Do emergency contraceptives work for obese women?

Emergency contraceptives, also known as the ‘morning after pill,’ show little to no effectiveness in women who are 165 pounds or heavier. The discovery was made fortuitously by HRA Pharma, the French makers of the emergency contraceptive Norlevo. As a result, that product will bear a related warning label starting in 2014. For those unfamiliar with Norlevo, it is a LNG EC, or levonorgestrel emergency contraceptive. In other words, it is the same as Plan B One Step and its generic versions.
The notion that the effectiveness of emergency contraceptives is inversely proportional to the user’s weight is not new, though. A 2011 study by University of Edinburgh reproductive medicine expert Anna Glasier found that overweight women who take emergency contraceptives are three times  more likely to become pregnant than women with a normal weight. The risk was increased even further when they took levonorgestrel pills. Separate research has also linked extra weight to oral contraceptive failure. The reason may be that this type of medication takes more time to achieve normal concentration levels in the blood of overweight women, according to a 2009 study published in the journal Contraception. Nevertheless, this is probably the first time that a drug label will actually be changed.

HR Pharma promptly informed European health authorities of their finding, and a label change has already been approved, though it will take a few more months before Norlevo-buying countries are supplied with the new packaging. On our side of the pond, the FDA is looking into the available scientific data, which includes the HR Pharma research that triggered the label change. If the federal agency deems it necessary for brand name Plan B to start including a warning, that would enable generic versions Next Choice One Dose and My Way to do so as well.   

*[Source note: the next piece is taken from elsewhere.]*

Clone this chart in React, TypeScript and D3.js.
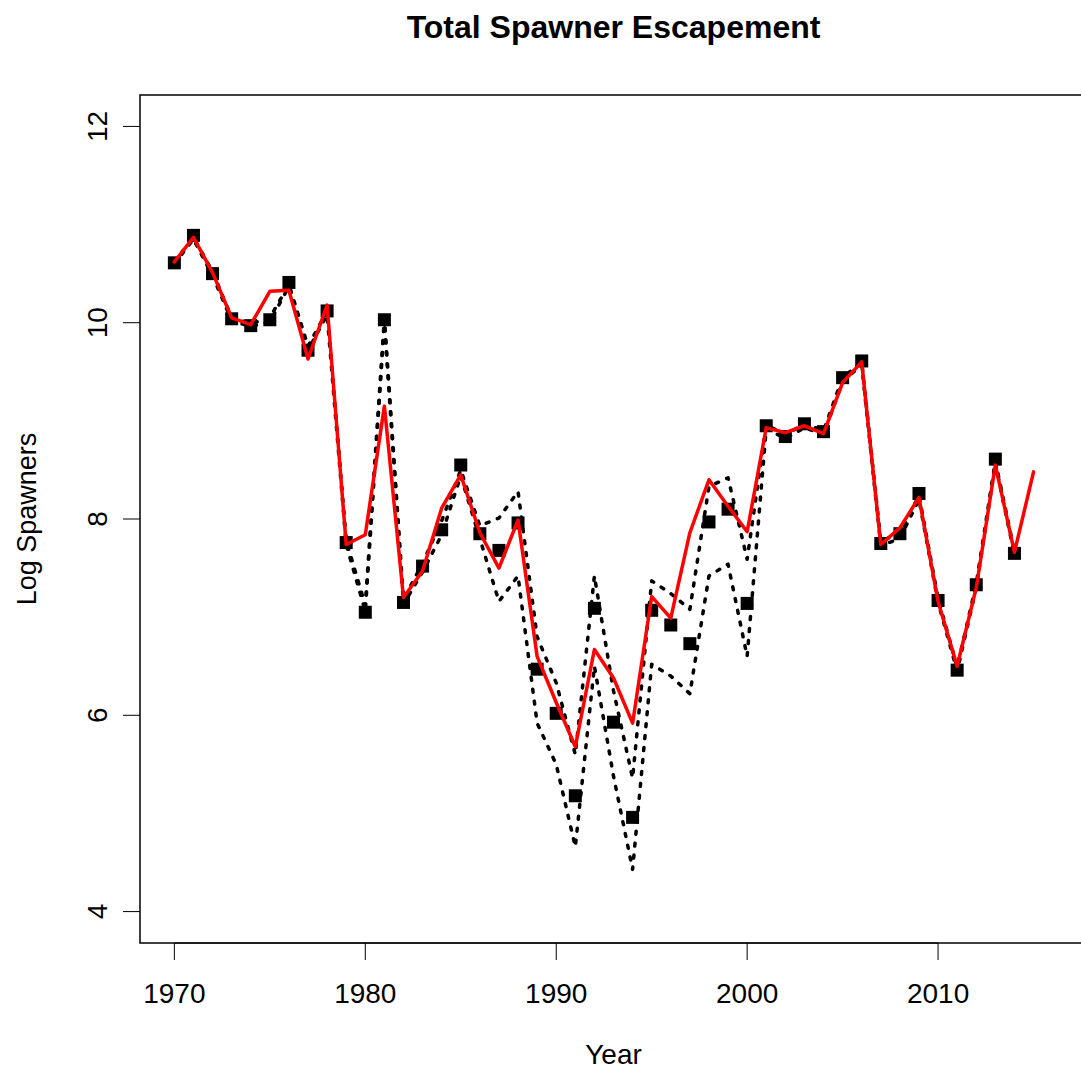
import { useEffect, useRef } from "react";
import * as d3 from "d3";

// observed log spawners (squares), 1970-2014
const obsYears = d3.range(1970, 2015);
const observed = [
  10.61, 10.89, 10.5, 10.04, 9.97, 10.03, 10.41, 9.72, 10.12, 7.76,
  7.05, 10.03, 7.15, 7.52, 7.89, 8.55, 7.85, 7.68, 7.96, 6.47,
  6.02, 5.18, 7.09, 5.93, 4.96, 7.07, 6.92, 6.73, 7.97, 8.1,
  7.14, 8.95, 8.84, 8.97, 8.89, 9.44, 9.61, 7.75, 7.85, 8.26,
  7.17, 6.46, 7.33, 8.61, 7.65,
];

// upper / lower dotted bounds, 1970-2014
const upper = [
  10.62, 10.87, 10.52, 10.05, 9.99, 10.05, 10.39, 9.76, 10.12, 7.78,
  7.12, 10.05, 7.18, 7.55, 7.98, 8.5, 7.93, 8.01, 8.28, 6.8,
  6.33, 5.6, 7.42, 6.25, 5.36, 7.37, 7.24, 7.08, 8.33, 8.42,
  7.59, 8.96, 8.86, 8.97, 8.9, 9.44, 9.6, 7.77, 7.86, 8.24,
  7.19, 6.49, 7.34, 8.59, 7.67,
];
const lower = [
  10.6, 10.85, 10.48, 10.02, 9.96, 10.01, 10.37, 9.72, 10.08, 7.74,
  7.06, 9.99, 7.13, 7.46, 7.84, 8.44, 7.8, 7.16, 7.42, 5.92,
  5.5, 4.66, 6.5, 5.38, 4.43, 6.52, 6.4, 6.22, 7.42, 7.54,
  6.6, 8.92, 8.82, 8.93, 8.86, 9.4, 9.57, 7.73, 7.8, 8.2,
  7.15, 6.45, 7.3, 8.57, 7.63,
];

// model estimate (red), 1970-2015
const estYears = d3.range(1970, 2016);
const estimate = [
  10.62, 10.87, 10.51, 10.05, 9.98, 10.32, 10.33, 9.63, 10.18, 7.74,
  7.84, 9.15, 7.2, 7.47, 8.11, 8.45, 7.86, 7.5, 7.99, 6.6,
  6.13, 5.68, 6.67, 6.38, 5.92, 7.21, 6.99, 7.86, 8.4, 8.13,
  7.87, 8.93, 8.88, 8.95, 8.87, 9.39, 9.6, 7.74, 7.91, 8.22,
  7.16, 6.5, 7.3, 8.55, 7.66, 8.48,
];

const xTicks = [1970, 1980, 1990, 2000, 2010];
const yTicks = [4, 6, 8, 10, 12];

const W = 1081, H = 1072;
const font = "'Liberation Sans', Arial, Helvetica, sans-serif";

export default function App() {
  const ref = useRef<SVGSVGElement>(null);

  useEffect(() => {
    const svg = d3.select(ref.current);
    svg.selectAll("*").remove();

    const left = 140, right = 1087, top = 95, bottom = 943;
    const x = d3.scaleLinear().domain([1968.2, 2017.8]).range([left, right]);
    const y = d3.scaleLinear().domain([3.68, 12.32]).range([bottom, top]);

    svg.append("rect").attr("width", W).attr("height", H).attr("fill", "#fff");

    // title
    svg.append("text")
      .attr("x", (left + right) / 2).attr("y", 38)
      .attr("text-anchor", "middle")
      .attr("font-family", font).attr("font-weight", "bold").attr("font-size", 32)
      .text("Total Spawner Escapement");

    // x axis
    const xa = svg.append("g");
    xa.append("line")
      .attr("x1", x(1970)).attr("x2", x(2010))
      .attr("y1", bottom).attr("y2", bottom)
      .attr("stroke", "#000");
    xTicks.forEach((t) => {
      xa.append("line")
        .attr("x1", x(t)).attr("x2", x(t))
        .attr("y1", bottom).attr("y2", bottom + 17)
        .attr("stroke", "#000").attr("stroke-width", 1);
      xa.append("text")
        .attr("x", x(t)).attr("y", 1003)
        .attr("text-anchor", "middle")
        .attr("font-family", font).attr("font-size", 28)
        .text(t);
    });

    // y axis
    const ya = svg.append("g");
    yTicks.forEach((t) => {
      ya.append("line")
        .attr("x1", left - 17).attr("x2", left)
        .attr("y1", y(t)).attr("y2", y(t))
        .attr("stroke", "#000").attr("stroke-width", 1);
      ya.append("text")
        .attr("transform", `translate(107,${y(t)}) rotate(-90)`)
        .attr("text-anchor", "middle")
        .attr("font-family", font).attr("font-size", 28)
        .text(t);
    });

    svg.append("text")
      .attr("x", (left + right) / 2).attr("y", 1064)
      .attr("text-anchor", "middle")
      .attr("font-family", font).attr("font-size", 28)
      .text("Year");
    svg.append("text")
      .attr("transform", `translate(36,${(top + bottom) / 2}) rotate(-90)`)
      .attr("text-anchor", "middle")
      .attr("font-family", font).attr("font-size", 27)
      .text("Log Spawners");

    // plot box
    svg.append("rect")
      .attr("x", left).attr("y", top)
      .attr("width", right - left).attr("height", bottom - top)
      .attr("fill", "none").attr("stroke", "#000").attr("stroke-width", 1.5);

    // observed squares
    const s = 13;
    svg.append("g").selectAll("rect")
      .data(observed)
      .enter().append("rect")
      .attr("x", (d, i) => x(obsYears[i]) - s / 2)
      .attr("y", (d) => y(d) - s / 2)
      .attr("width", s).attr("height", s)
      .attr("fill", "#000");

    const line = (ys: number[]) =>
      d3.line<number>().x((d, i) => x(ys[i])).y((d) => y(d));

    [upper, lower].forEach((band) => {
      svg.append("path")
        .attr("d", line(obsYears)(band))
        .attr("fill", "none").attr("stroke", "#000")
        .attr("stroke-width", 3.5)
        .attr("stroke-dasharray", "3 9")
        .attr("stroke-linecap", "round")
        .attr("stroke-linejoin", "round");
    });

    svg.append("path")
      .attr("d", line(estYears)(estimate))
      .attr("fill", "none").attr("stroke", "#ff0000")
      .attr("stroke-width", 3.5)
      .attr("stroke-linejoin", "round")
      .attr("stroke-linecap", "round");
  }, []);

  return (
    <svg
      ref={ref}
      width={W}
      height={H}
      style={{ position: "absolute", left: 0, top: 0 }}
    />
  );
}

In general, levonorgestrel EC’s have approximately 50% effectiveness in preventing expected pregnancies. Moreover, they are readily accessible over the counter, and without a prescription. In light of this experts say that between a less effective drug and nothing, women –whether heavy or not- should choose the former. Obese women are also recommended to resort to an ulipristal acetate emergency contraceptive, which is slightly less affected by weight, or use a copper intrauterine device, which a doctor can insert within five days after unprotected sex. Speaking of which, the best way to prevent an unwanted pregnancy is the correct and consistent use of a birth control method.